Enigma rotors (or wheels)
Before seeing how the Enigma machine was constructed you should see the rotors or wheels which embodied the alphabetic substitutions.
![]() Figure 4: details of an Enigma rotor:
(1) The finger notches used to turn the rotors to a start position. |
These rotors were manufactured with their wirings buried inside and they could not be modified in use.
In the 1930s, the Enigma had only three different kinds of rotor, I II and III. These rotors could be assembled on the shaft in any order giving 6 (i.e. 3x2x1) possible configurations.
In 1938 the Germans added rotors IV and V to the repertoire, thus giving 60 (i.e. 5x4x3) configurations by choosing a set of three rotors from the five. Some further wheels were brought into use during the course of the war but basically the rotors remained unchanged throughout.
You can see the specific substitutions embodied in the wheels on this page.
We are now ready to see the machine actually used by the German armed forces, and to go on to the further complications introduced through the ring-setting and the plugboard or Steckerverbindung.
You can readily see three rotors in place. In operation, a current flowed from right to left then back left to right, so the reflector is at the left and the entry disc is at the right.
The entry disc is a fixed disc of 26 contacts. The keyboard contacts are connected to the right hand side. The left hand side of the entry disc has metal contact discs just like the wheel discs. A curious aspect of the Enigma design was that the keyboard was connected to the entry disc in the simple order ABCDEF... and did not take advantage of the opportunity for introducing a further scrambling.

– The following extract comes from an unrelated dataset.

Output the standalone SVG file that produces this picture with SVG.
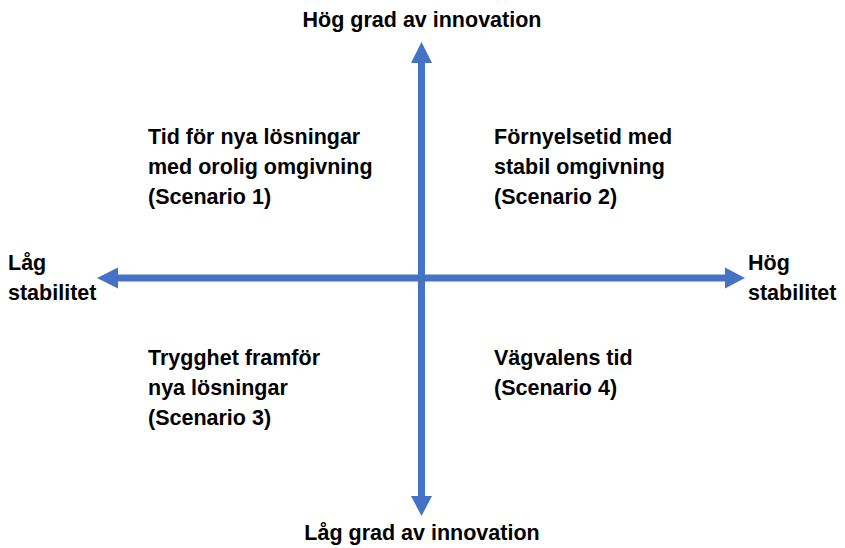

As explained above, it is important that the rotors are interchangeable. Mechanically, this is effected as follows. When the release lever is pulled forward, the reflector slides to the left and the group of three rotors can be taken out on their shaft. Then the operator can assemble a new sequence of rotors on the shaft, and put this back into the machine.
The lamp panel shows the enciphered output letter for the keyboard key pressed. This was rather a primitive aspect of the Enigma as it relied on the operator to observe and write down the lit-up letter at each stage of encipherment and decipherment.
You can compare its effect with the addition of a further rotor to effect a scrambling both between the keyboard and the entry disc, and between the entry disc and the lamp panel. Unlike the rotors, it could be rewired by the operator. However it was not a rotor — it did not rotate. And furthermore it did not have the full scrambling power of the rotors. It could only effect a 'swapping' of letters, rather as the reflector did. The operator simply inserted plugs so as to connect pairs of letters (generally 10 pairs, in wartime use) and this had the effect of hard-wiring such a swapping.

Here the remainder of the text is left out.